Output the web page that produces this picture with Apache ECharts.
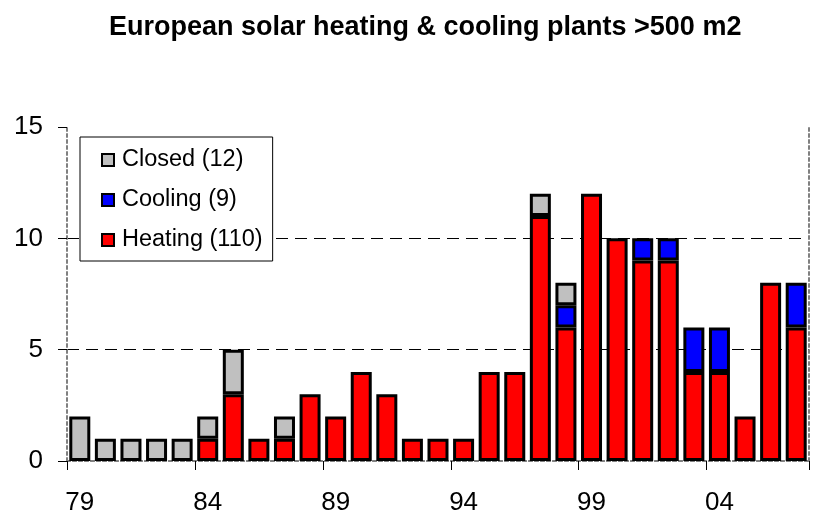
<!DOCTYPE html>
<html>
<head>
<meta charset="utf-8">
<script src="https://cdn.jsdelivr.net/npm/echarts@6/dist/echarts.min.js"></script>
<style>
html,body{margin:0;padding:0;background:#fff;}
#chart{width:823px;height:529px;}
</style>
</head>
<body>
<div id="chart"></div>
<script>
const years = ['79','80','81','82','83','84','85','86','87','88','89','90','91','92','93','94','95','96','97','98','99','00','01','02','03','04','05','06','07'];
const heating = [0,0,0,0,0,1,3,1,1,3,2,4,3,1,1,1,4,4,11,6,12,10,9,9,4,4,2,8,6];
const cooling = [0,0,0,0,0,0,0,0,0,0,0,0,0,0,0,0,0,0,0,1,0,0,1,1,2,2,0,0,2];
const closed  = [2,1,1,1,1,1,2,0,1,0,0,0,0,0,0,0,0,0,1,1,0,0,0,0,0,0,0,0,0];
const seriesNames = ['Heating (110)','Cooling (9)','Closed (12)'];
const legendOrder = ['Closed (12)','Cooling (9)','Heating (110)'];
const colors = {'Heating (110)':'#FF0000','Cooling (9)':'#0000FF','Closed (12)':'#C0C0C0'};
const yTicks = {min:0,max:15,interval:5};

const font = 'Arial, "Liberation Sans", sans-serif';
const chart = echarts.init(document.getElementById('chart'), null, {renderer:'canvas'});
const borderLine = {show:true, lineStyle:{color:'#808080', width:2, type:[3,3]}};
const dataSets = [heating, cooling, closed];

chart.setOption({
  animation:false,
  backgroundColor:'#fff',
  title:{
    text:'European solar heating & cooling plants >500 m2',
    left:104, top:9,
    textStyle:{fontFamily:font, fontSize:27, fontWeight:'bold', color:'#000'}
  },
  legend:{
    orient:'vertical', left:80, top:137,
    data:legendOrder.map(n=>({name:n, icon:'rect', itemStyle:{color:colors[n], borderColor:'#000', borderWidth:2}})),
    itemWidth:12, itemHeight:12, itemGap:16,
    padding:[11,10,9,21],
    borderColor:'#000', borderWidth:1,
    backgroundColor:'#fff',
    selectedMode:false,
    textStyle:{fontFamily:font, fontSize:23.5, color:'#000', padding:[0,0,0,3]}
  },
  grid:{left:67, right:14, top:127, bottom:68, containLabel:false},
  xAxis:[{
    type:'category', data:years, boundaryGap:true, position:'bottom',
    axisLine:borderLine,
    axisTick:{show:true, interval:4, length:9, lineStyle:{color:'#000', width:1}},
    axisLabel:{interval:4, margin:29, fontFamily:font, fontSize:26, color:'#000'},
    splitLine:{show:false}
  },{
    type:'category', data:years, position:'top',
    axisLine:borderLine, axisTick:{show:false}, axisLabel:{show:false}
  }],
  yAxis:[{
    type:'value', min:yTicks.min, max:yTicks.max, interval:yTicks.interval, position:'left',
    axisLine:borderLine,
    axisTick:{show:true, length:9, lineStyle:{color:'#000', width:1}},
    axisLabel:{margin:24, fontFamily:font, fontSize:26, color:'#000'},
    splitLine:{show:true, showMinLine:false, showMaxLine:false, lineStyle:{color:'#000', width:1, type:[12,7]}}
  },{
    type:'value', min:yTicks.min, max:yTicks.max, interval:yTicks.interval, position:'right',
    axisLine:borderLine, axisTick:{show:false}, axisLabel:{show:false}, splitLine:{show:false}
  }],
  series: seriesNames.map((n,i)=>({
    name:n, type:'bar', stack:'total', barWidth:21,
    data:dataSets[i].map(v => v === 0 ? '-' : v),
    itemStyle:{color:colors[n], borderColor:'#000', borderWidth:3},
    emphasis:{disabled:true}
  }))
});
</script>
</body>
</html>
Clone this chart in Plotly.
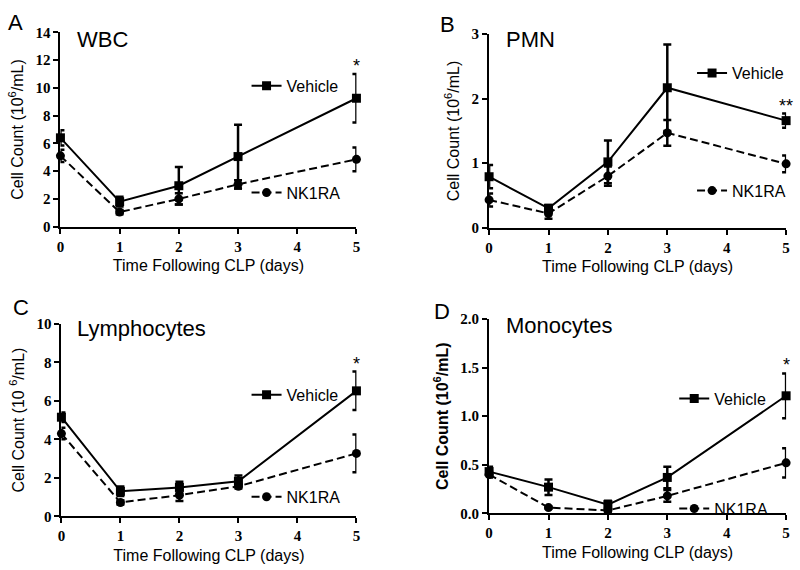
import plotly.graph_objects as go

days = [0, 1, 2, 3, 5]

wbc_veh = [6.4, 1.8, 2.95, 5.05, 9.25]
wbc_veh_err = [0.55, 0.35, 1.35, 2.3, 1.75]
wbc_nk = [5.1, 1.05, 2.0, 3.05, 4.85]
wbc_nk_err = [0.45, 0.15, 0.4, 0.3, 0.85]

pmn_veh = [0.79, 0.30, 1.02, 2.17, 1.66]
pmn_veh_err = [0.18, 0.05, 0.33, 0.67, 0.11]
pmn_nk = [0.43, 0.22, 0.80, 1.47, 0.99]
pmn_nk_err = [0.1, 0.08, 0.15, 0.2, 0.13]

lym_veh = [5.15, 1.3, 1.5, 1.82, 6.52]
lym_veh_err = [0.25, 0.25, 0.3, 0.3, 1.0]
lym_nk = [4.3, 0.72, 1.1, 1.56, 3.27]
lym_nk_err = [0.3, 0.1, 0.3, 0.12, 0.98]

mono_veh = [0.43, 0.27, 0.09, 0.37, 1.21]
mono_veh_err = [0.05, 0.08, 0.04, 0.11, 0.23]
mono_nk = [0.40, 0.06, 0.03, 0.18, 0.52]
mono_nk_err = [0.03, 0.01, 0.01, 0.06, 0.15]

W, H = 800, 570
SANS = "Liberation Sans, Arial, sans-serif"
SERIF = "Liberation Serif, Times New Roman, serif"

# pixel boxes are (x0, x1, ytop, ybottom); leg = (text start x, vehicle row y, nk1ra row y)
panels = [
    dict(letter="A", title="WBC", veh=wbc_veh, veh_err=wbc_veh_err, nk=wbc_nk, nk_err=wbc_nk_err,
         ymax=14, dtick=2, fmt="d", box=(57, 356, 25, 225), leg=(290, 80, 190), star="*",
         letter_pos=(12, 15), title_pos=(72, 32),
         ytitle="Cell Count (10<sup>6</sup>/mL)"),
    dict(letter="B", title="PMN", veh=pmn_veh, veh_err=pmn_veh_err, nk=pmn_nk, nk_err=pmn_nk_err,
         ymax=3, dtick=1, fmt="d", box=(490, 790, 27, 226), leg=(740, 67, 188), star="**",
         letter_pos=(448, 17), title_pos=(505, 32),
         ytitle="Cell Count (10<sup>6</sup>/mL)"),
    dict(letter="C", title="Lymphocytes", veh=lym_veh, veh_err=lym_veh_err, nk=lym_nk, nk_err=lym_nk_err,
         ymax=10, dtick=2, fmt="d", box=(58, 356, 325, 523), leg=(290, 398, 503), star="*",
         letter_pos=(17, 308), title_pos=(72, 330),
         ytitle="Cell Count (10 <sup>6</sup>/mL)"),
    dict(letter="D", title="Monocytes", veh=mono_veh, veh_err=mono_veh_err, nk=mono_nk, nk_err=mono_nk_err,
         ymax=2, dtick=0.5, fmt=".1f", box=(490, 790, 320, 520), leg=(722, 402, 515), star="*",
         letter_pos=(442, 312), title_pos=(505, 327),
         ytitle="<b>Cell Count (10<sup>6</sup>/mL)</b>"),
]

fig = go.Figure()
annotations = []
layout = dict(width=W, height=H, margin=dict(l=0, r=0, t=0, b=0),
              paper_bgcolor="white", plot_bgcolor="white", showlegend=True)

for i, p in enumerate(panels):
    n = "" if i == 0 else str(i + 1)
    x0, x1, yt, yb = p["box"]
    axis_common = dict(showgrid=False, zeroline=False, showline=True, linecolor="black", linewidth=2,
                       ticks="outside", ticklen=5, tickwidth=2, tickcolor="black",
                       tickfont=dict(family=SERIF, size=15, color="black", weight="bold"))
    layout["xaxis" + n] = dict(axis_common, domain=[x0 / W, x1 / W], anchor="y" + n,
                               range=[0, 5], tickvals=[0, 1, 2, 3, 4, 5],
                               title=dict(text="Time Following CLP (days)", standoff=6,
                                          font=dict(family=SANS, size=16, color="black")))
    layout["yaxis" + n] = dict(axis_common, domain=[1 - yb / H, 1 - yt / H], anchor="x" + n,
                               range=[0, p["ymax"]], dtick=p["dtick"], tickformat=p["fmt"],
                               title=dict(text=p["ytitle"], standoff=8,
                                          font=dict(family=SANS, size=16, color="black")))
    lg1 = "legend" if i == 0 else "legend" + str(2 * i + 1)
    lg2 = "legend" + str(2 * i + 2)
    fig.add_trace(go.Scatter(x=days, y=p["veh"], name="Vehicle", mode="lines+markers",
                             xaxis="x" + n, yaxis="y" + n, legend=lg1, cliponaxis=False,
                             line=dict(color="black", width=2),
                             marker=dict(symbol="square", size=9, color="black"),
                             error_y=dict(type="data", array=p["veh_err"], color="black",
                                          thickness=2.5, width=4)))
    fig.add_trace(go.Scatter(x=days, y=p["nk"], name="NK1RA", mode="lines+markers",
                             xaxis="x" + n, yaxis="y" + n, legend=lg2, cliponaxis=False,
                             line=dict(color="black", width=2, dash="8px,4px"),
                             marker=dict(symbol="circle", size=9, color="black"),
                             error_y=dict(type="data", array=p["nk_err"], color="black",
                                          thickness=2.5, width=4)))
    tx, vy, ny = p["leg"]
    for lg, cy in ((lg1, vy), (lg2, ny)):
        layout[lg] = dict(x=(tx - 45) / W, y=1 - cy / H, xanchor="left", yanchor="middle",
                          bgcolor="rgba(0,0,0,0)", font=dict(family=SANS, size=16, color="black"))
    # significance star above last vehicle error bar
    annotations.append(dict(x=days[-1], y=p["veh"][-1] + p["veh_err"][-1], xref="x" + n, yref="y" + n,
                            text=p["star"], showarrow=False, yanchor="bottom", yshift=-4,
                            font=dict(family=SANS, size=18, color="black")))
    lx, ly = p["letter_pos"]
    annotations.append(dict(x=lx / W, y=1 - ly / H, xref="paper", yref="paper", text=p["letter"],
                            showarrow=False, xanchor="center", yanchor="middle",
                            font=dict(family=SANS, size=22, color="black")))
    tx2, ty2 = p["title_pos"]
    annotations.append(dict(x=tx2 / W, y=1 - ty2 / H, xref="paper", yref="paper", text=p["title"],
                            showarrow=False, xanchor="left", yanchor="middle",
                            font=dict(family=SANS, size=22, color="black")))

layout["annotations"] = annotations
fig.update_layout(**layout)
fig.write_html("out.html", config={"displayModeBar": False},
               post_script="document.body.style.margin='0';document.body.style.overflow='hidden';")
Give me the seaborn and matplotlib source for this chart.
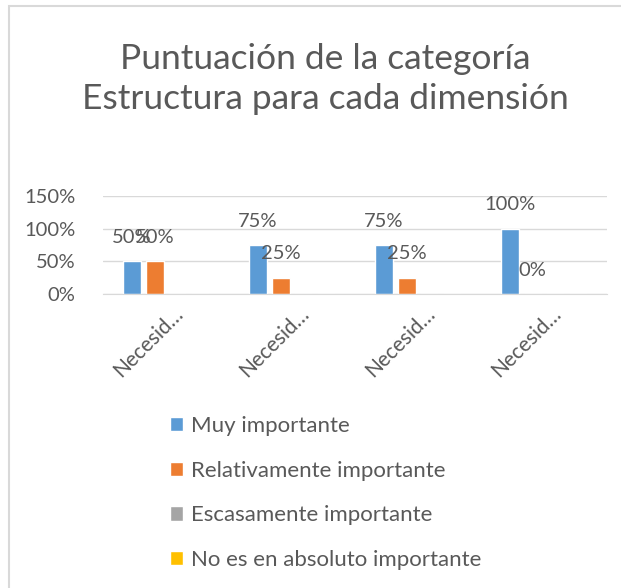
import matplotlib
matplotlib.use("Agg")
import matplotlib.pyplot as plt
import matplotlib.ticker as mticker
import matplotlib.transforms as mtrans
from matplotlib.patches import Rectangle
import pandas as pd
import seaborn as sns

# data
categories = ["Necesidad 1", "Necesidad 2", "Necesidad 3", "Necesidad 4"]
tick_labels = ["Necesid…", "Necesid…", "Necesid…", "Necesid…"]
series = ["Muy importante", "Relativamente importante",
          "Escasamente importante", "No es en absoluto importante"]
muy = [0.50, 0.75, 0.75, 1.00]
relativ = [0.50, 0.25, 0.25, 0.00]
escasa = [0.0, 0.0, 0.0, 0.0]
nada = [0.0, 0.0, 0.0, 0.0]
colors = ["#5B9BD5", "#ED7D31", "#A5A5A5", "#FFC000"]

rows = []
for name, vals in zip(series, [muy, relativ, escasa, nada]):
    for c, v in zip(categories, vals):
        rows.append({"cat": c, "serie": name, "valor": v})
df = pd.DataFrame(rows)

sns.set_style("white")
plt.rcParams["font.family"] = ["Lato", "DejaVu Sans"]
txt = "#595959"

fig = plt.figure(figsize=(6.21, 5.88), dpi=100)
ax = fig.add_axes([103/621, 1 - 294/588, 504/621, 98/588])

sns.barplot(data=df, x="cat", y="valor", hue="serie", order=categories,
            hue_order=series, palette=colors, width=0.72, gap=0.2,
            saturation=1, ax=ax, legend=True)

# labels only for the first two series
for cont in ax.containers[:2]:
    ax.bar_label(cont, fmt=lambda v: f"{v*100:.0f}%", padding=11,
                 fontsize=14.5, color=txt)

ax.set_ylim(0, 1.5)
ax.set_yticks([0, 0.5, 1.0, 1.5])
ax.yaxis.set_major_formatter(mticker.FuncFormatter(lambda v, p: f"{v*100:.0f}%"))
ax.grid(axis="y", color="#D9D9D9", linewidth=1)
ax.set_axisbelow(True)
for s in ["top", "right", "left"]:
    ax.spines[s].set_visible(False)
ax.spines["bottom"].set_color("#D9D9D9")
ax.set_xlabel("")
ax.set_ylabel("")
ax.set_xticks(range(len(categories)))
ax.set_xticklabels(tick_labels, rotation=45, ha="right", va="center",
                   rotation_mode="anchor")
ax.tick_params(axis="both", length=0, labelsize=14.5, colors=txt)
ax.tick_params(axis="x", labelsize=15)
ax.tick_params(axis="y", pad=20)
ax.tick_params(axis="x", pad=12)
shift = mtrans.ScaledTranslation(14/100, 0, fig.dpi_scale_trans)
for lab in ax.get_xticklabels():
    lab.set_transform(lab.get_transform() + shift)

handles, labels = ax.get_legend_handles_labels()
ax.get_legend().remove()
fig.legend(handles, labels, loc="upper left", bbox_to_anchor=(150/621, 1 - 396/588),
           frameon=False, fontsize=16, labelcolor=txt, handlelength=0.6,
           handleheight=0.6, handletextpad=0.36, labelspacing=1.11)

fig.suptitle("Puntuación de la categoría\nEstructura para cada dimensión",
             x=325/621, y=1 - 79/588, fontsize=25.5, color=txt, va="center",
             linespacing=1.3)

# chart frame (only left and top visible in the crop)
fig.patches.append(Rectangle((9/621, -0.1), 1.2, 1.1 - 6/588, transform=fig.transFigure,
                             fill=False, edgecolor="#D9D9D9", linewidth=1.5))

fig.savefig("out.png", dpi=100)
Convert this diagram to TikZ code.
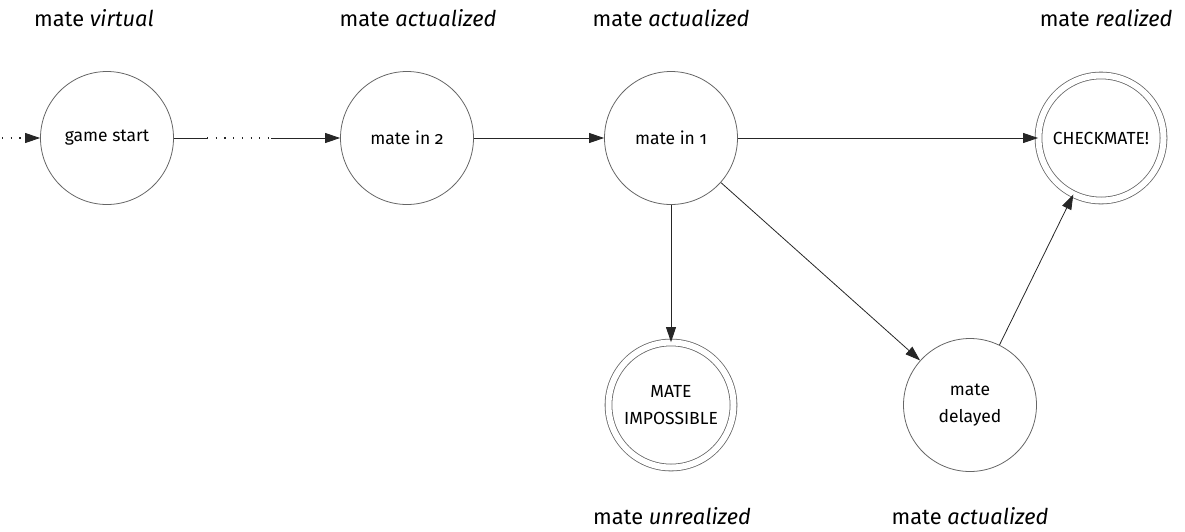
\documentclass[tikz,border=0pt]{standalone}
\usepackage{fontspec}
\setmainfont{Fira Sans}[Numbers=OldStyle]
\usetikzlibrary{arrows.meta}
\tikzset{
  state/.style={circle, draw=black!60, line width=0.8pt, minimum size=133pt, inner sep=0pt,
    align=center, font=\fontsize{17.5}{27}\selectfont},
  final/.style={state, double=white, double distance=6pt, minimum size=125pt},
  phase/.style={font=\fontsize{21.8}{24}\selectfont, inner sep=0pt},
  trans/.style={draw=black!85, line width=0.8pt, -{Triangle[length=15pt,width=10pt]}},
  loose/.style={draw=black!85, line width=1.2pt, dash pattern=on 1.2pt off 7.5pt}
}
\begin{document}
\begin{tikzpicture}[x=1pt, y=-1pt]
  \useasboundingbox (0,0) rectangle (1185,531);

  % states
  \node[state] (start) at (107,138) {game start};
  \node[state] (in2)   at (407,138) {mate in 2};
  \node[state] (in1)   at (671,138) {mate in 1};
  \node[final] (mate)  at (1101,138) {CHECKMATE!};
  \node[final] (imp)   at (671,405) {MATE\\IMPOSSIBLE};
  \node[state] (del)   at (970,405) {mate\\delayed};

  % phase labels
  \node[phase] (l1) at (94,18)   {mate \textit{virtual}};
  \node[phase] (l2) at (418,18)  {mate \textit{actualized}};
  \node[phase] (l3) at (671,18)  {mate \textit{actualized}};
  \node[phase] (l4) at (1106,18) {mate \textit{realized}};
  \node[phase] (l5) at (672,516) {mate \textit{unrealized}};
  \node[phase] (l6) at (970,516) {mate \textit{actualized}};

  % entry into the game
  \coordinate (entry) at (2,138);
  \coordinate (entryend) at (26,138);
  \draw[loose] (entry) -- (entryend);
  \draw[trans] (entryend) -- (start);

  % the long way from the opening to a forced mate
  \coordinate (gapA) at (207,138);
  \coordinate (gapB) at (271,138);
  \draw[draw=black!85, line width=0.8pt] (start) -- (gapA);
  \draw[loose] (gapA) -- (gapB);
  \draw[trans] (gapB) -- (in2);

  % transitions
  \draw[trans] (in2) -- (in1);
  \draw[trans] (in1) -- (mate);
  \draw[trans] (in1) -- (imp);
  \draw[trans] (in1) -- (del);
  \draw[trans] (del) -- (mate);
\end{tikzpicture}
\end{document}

» EXERCISE TASK
Pictures excluded, give again exactly and only the lines of the material above from the line with "Convert this diagram to TikZ code." through the line with "(0,0) rectangle (1185,531);".

» ANSWER IN FULL
Convert this diagram to TikZ code.
\documentclass[tikz,border=0pt]{standalone}
\usepackage{fontspec}
\setmainfont{Fira Sans}[Numbers=OldStyle]
\usetikzlibrary{arrows.meta}
\tikzset{
  state/.style={circle, draw=black!60, line width=0.8pt, minimum size=133pt, inner sep=0pt,
    align=center, font=\fontsize{17.5}{27}\selectfont},
  final/.style={state, double=white, double distance=6pt, minimum size=125pt},
  phase/.style={font=\fontsize{21.8}{24}\selectfont, inner sep=0pt},
  trans/.style={draw=black!85, line width=0.8pt, -{Triangle[length=15pt,width=10pt]}},
  loose/.style={draw=black!85, line width=1.2pt, dash pattern=on 1.2pt off 7.5pt}
}
\begin{document}
\begin{tikzpicture}[x=1pt, y=-1pt]
  \useasboundingbox (0,0) rectangle (1185,531);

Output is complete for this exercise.